Non ho letto il libro e, come tutti, conosco e condivido la regola secondo la quale le riduzioni cinematografiche di un testo sono sempre inferiori agli originali.

Nel complesso il film mi è piaciuto poco, soprattutto dalla metà in avanti, quando cioè cominciano a emergere in modo piuttosto evidente la scarsa caratterizzazione dei personaggi, trame e dinamiche che faticano ad amalgamarsi e una recitazione a tratti zoppicante e stentata. Inqualificabile soprattutto il finale, banale e del tutto prevedibile.

Eppure i primi 30/35 minuti del film, forse inconsapevolmente, sono una specie di piccolo capolavoro. Sono queste le sequenze che meritano di essere visionate, quelle di pura rappresentazione degli ambienti.

La descrizione dell'ambiente lavorativo, in termini di spazio fisico, psicologico e linguistico, e il quadro dell'ambiente sociale del protagonista lasciano addosso un'angoscia profonda.
È l'angoscia di un certo tipo di lavoro contemporaneo che contamina e assorbe l'individualità, distrugge le libertà di scelta, inaridisce e disumanizza.
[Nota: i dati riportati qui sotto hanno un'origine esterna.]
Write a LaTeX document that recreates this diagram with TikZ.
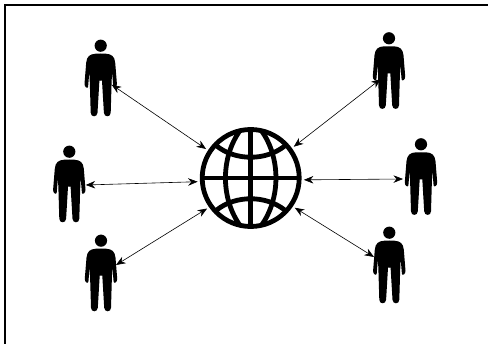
\documentclass[tikz,border=0pt]{standalone}
\usepackage{tikz}
\usetikzlibrary{arrows.meta}

\tikzset{
	headnode/.style={circle,fill=black,inner sep=0pt,minimum size=12.2pt},
	hubnode/.style={circle,inner sep=0pt,minimum size=106pt},
	frameline/.style={line width=1.3pt},
	globeline/.style={line width=4.8pt},
	link/.style={<->,>={Stealth[length=9.5pt,width=7.5pt]},line width=0.6pt},
	man/.pic={
		\foreach \s in {1,-1} {
			\fill[xscale=\s] (-0.1,8) -- (5,8) .. controls (11,8.5) and (13.8,10.5) .. (14.5,17)
				-- (16.2,38) .. controls (16.4,41.5) and (13,43.5) .. (12.6,41) -- (11.6,29) -- (11.2,29)
				-- (10.8,40) -- (10,67) .. controls (10,71.8) and (3.4,71.8) .. (3.2,67)
				-- (1.3,35) -- (-0.1,35) -- cycle;
		}
	}
}

\begin{document}
\begin{tikzpicture}[x=1pt,y=-1pt]
	\useasboundingbox (0,0) rectangle (488,344);

	%% Frame
	\coordinate (corner) at (5,5);
	\coordinate (top_end) at (488,5);
	\coordinate (left_end) at (5,344);
	\draw[frameline] (top_end) -- (corner) -- (left_end);

	%% Nodes
	\node (globe) at (250.7,178) [hubnode] {};
	\node (man_nw) at (100.7,45.7) [headnode] {};
	\node (man_w) at (69.3,151.7) [headnode] {};
	\node (man_sw) at (101,240.7) [headnode] {};
	\node (man_ne) at (389,38.3) [headnode] {};
	\node (man_e) at (421,144.3) [headnode] {};
	\node (man_se) at (389.3,232.7) [headnode] {};

	\foreach \name in {man_nw,man_w,man_sw,man_ne,man_e,man_se} {
		\pic at (\name) {man};
	}

	% Globe
	\begin{scope}[shift={(globe.center)}]
		\draw[globeline] (0,0) circle (48.5);
		\draw[globeline,line width=5.5pt] (0,-48) -- (0,48);
		\draw[globeline,line width=3.8pt] (-48,0) -- (48,0);
		\draw[globeline] (-11,-47) .. controls (-30,-20) and (-30,20) .. (-11,47);
		\draw[globeline] (11,-47) .. controls (30,-20) and (30,20) .. (11,47);
		\draw[globeline] (-34,-32) .. controls (-15,-17) and (15,-17) .. (34,-32);
		\draw[globeline] (-34,32) .. controls (-15,17) and (15,17) .. (34,32);
	\end{scope}

	%% Edges
	\draw[link] ([shift={(11,39)}]man_nw.center) -- (globe.147);
	\draw[link] ([shift={(16.4,33.3)}]man_w.center) -- (globe.184);
	\draw[link] ([shift={(15,24.3)}]man_sw.center) -- (globe.215);
	\draw[link] ([shift={(-8.3,40.7)}]man_ne.center) -- (globe.36);
	\draw[link] ([shift={(-18,34.7)}]man_e.center) -- (globe.-2);
	\draw[link] ([shift={(-15.3,24.3)}]man_se.center) -- (globe.-34);
\end{tikzpicture}
\end{document}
Ed è l'angoscia di una vita extra-lavorativa inconsistente, degradata, priva di intressi, amicizie, affetti, il tutto sostituito da rapporti di sesso meccanici, al tempo stesso stanchi e quasi violenti.

Quello che si prova è agghiacciante, non tanto e non solo per quello che si vede, ma soprattutto per quello in cui ci si riconosce o si riconosce intorno a sé.
E in questo senso, vedere quelle scene fa bene, nonostante la nausea, nonostante l'orrore per il vuoto che ti rivolta lo stomaco e si agita dentro.